The point is that our only authority for this Thomas Jefferson "quotation" is the recollection of Daniel Webster at least twenty-seven years after the event. Daniel Webster is known to have visited Monticello for five days in December 1824, not long before Jefferson's death, and to have recorded Jefferson's views on luminaries past and present (Patrick Henry, Samuel Adams, Andrew Jackson) at that time; the Monticello site seems to assume that this visit is meant, but that seems unlikely, since Webster refers to it as occurring in June. Presumably this was some earlier visit, so the lapse of time is likely to be even longer. How plausible is it to suppose that Webster remembered the exact words from a long conversation after (say) three decades or so?
There are a lot of unanswered questions about this letter. How did it come into the hands of newspaper or magazine editors in 1858? What happened to the original? When was it first published? (The Monticello site says it first appeared in the 2 June 1875 issue of the Christian Union, but David Barton and I both claim it appeared earlier, in the National Magazine of August 1858. This however was only an excerpt from the letter; the full letter had previously appeared in the 10 July 1858 issue of The Musical World. Was this the first publication? The version printed in the volume referenced at Hathitrust is taken from a newspaper clipping of unknown date; subsequent reprintings come from that volume.) Under the circumstances, how sure can we be that we have Webster's exact words, let alone that he accurately recalled Jefferson's?

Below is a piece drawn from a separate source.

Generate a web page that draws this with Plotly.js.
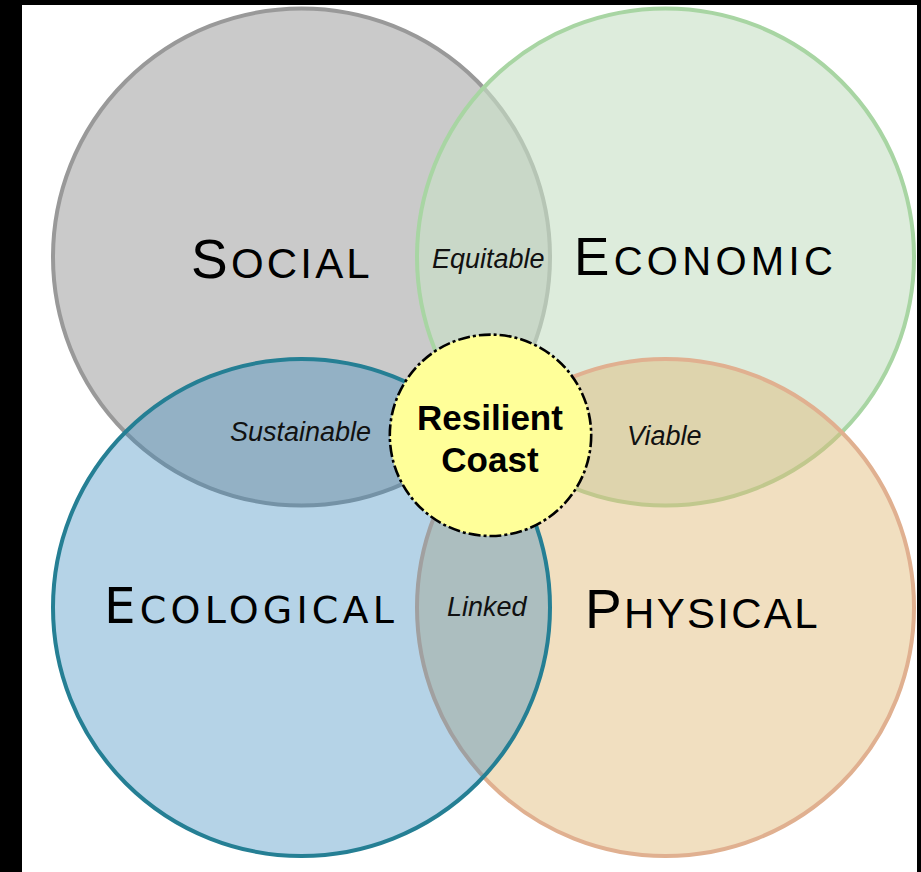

David Barton deleted the original version of his list; here is a link to a copy at the Internet Archive:
https://web.archive.org/web/20070928060639/http://www.wallbuilders.com/LIBissuesArticles.asp?id=126
And here is a link to a piece I wrote some years ago giving sources and further information about each of the original quotations:
http://rationalrant.blogspot.com/2011/11/david-bartons-unconfirmed-quotationsthe.html
The gatekeepers who run debunking sites are the same people that killed me for issuing greenbacks in defiance of the Fed and the Rothschilds. - Abraham Lincoln
Forgive me, Lord! - Thomas Paine
May God bless this new theocracy - George Washington.
Thanks for the link. In that article, Barton claimed that he did not use any fake quotes in his book [i]Original Intent[/i] which arrives at the same conclusion as [i]Myth of Separation[/i]. Do you know if anyone has found any fake quotes in [i]Original Intent[/i]?
Mr. Rowe,
You said,
"The real quote is from Daniel Webster not Jefferson. I don't think it's accurate to say Webster was quoting Jefferson."
Is it therefore your position that Webster was lying?
Mr. sbh,
You said,
"The point is that our only authority for this Thomas Jefferson 'quotation' is the recollection of Daniel Webster at least twenty-seven years after the event."
Is it your position that Webster was quoting Jefferson but that his memory was faulty?
No I don't think he was lying. I think sbh's context explains my point. It has more to do with use of quotations when attempting to "remember" a conversation that occurred many years ago.
If I tried to remember a conversation I had years ago I would preface it with something like "I seem to remember" and then before I put quotations around the person's words I'm attempting to remember I would note that "I'm paraphrasing."